Write the data out again exactly, dropping any images it holds.
--- Given material ---
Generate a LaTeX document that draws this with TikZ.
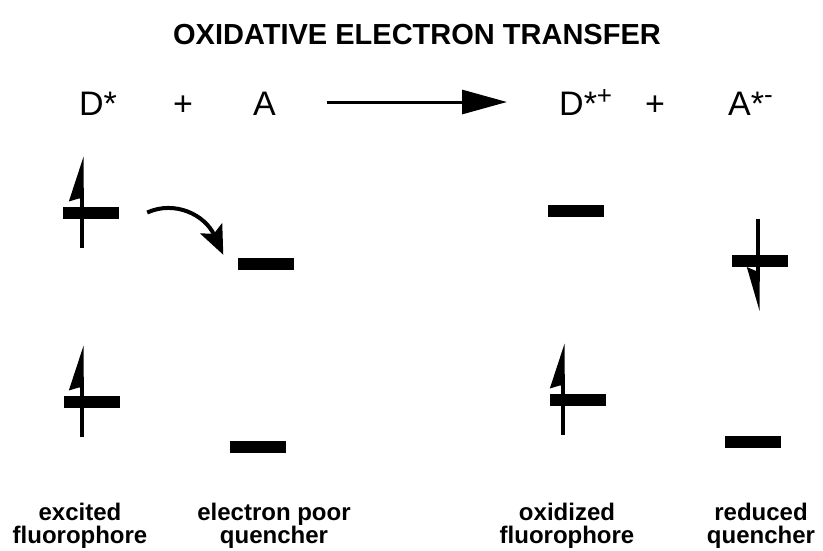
\documentclass[tikz,border=0pt]{standalone}
\usepackage{fontspec}
\setmainfont{Liberation Sans}
\usetikzlibrary{arrows.meta,calc}
\begin{document}
\begin{tikzpicture}[x=1pt,y=-1pt,
  lvl/.style={fill=black, draw=none, rectangle, inner sep=0pt, minimum width=56pt, minimum height=12pt},
  species/.style={font=\fontsize{34}{36}\selectfont, inner sep=0pt, anchor=base west},
  plussign/.style={font=\fontsize{34}{36}\selectfont, inner sep=0pt, anchor=base},
  caption/.style={font=\fontsize{24}{22.5}\selectfont\bfseries, inner sep=0pt, anchor=north, align=center},
  titlestyle/.style={font=\fontsize{29}{32}\selectfont\bfseries, inner sep=0pt, anchor=base},
  rxn/.style={line width=3pt, -{Triangle[length=45pt,width=24pt]}},
  hop/.style={line width=4pt, -{Stealth[length=29pt,width=24pt,inset=6pt]}},
  spinup/.pic={
    \draw[line width=4pt] (0,35) -- (0,-15);
    \fill (1.8,-56) -- (-13,-11) -- (-3,-14) -- (2,-14) -- cycle;
  },
  spindown/.pic={
    \draw[line width=4pt] (0,-41.5) -- (0,11);
    \fill (1.8,50.5) -- (-11,6.5) -- (-3,10) -- (2,10) -- cycle;
  }
]
\useasboundingbox (0,0) rectangle (823,550);

% title
\node[titlestyle] (title) at (417,44) {OXIDATIVE ELECTRON TRANSFER};

% reaction line
\node[species] (tD) at (79,115) {D*};
\node[plussign] (tP1) at (183,115) {+};
\node[species] (tA) at (253,115) {A};
\node[species] (tDp) at (559,115) {D*\raisebox{11pt}{\fontsize{26}{26}\selectfont +}};
\node[plussign] (tP2) at (655,115) {+};
\node[species] (tAm) at (728,115) {A*\raisebox{12pt}{\fontsize{26}{26}\selectfont -}};
\coordinate (rs) at (327,102);
\coordinate (re) at (507,102);
\draw[rxn] (rs) -- (re);

% energy levels
\node[lvl] (dU) at (91,212.5) {};
\node[lvl] (dL) at (92,401.5) {};
\node[lvl] (aU) at (265.5,263.5) {};
\node[lvl] (aL) at (258,446.5) {};
\node[lvl] (pU) at (576,210.5) {};
\node[lvl] (pL) at (577.5,399.5) {};
\node[lvl] (rU) at (760,260.5) {};
\node[lvl] (rL) at (752.5,442) {};

% electrons
\pic at ($(dU.west)+(19,0)$) {spinup};
\pic at ($(dL.west)+(18,0)$) {spinup};
\pic at ($(pL.west)+(13.5,0)$) {spinup};
\pic at ($(rU.west)+(26,0)$) {spindown};

% electron transfer arrow
\coordinate (cs) at ($(dU.east)+(28,0)$);
\coordinate (ce) at ($(aU.north west)+(-14,-2.5)$);
\draw[hop] (cs) .. controls (175,200) and (205,215) .. (ce);

% captions
\node[caption] (c1) at (80,503) {excited\\fluorophore};
\node[caption] (c2) at (274,503) {electron poor\\quencher};
\node[caption] (c3) at (567,503) {oxidized\\fluorophore};
\node[caption] (c4) at (761,503) {reduced\\quencher};
\end{tikzpicture}
\end{document}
---
▶ _The answer_:
Generate a LaTeX document that draws this with TikZ.
\documentclass[tikz,border=0pt]{standalone}
\usepackage{fontspec}
\setmainfont{Liberation Sans}
\usetikzlibrary{arrows.meta,calc}
\begin{document}
\begin{tikzpicture}[x=1pt,y=-1pt,
  lvl/.style={fill=black, draw=none, rectangle, inner sep=0pt, minimum width=56pt, minimum height=12pt},
  species/.style={font=\fontsize{34}{36}\selectfont, inner sep=0pt, anchor=base west},
  plussign/.style={font=\fontsize{34}{36}\selectfont, inner sep=0pt, anchor=base},
  caption/.style={font=\fontsize{24}{22.5}\selectfont\bfseries, inner sep=0pt, anchor=north, align=center},
  titlestyle/.style={font=\fontsize{29}{32}\selectfont\bfseries, inner sep=0pt, anchor=base},
  rxn/.style={line width=3pt, -{Triangle[length=45pt,width=24pt]}},
  hop/.style={line width=4pt, -{Stealth[length=29pt,width=24pt,inset=6pt]}},
  spinup/.pic={
    \draw[line width=4pt] (0,35) -- (0,-15);
    \fill (1.8,-56) -- (-13,-11) -- (-3,-14) -- (2,-14) -- cycle;
  },
  spindown/.pic={
    \draw[line width=4pt] (0,-41.5) -- (0,11);
    \fill (1.8,50.5) -- (-11,6.5) -- (-3,10) -- (2,10) -- cycle;
  }
]
\useasboundingbox (0,0) rectangle (823,550);

% title
\node[titlestyle] (title) at (417,44) {OXIDATIVE ELECTRON TRANSFER};

% reaction line
\node[species] (tD) at (79,115) {D*};
\node[plussign] (tP1) at (183,115) {+};
\node[species] (tA) at (253,115) {A};
\node[species] (tDp) at (559,115) {D*\raisebox{11pt}{\fontsize{26}{26}\selectfont +}};
\node[plussign] (tP2) at (655,115) {+};
\node[species] (tAm) at (728,115) {A*\raisebox{12pt}{\fontsize{26}{26}\selectfont -}};
\coordinate (rs) at (327,102);
\coordinate (re) at (507,102);
\draw[rxn] (rs) -- (re);

% energy levels
\node[lvl] (dU) at (91,212.5) {};
\node[lvl] (dL) at (92,401.5) {};
\node[lvl] (aU) at (265.5,263.5) {};
\node[lvl] (aL) at (258,446.5) {};
\node[lvl] (pU) at (576,210.5) {};
\node[lvl] (pL) at (577.5,399.5) {};
\node[lvl] (rU) at (760,260.5) {};
\node[lvl] (rL) at (752.5,442) {};

% electrons
\pic at ($(dU.west)+(19,0)$) {spinup};
\pic at ($(dL.west)+(18,0)$) {spinup};
\pic at ($(pL.west)+(13.5,0)$) {spinup};
\pic at ($(rU.west)+(26,0)$) {spindown};

% electron transfer arrow
\coordinate (cs) at ($(dU.east)+(28,0)$);
\coordinate (ce) at ($(aU.north west)+(-14,-2.5)$);
\draw[hop] (cs) .. controls (175,200) and (205,215) .. (ce);

% captions
\node[caption] (c1) at (80,503) {excited\\fluorophore};
\node[caption] (c2) at (274,503) {electron poor\\quencher};
\node[caption] (c3) at (567,503) {oxidized\\fluorophore};
\node[caption] (c4) at (761,503) {reduced\\quencher};
\end{tikzpicture}
\end{document}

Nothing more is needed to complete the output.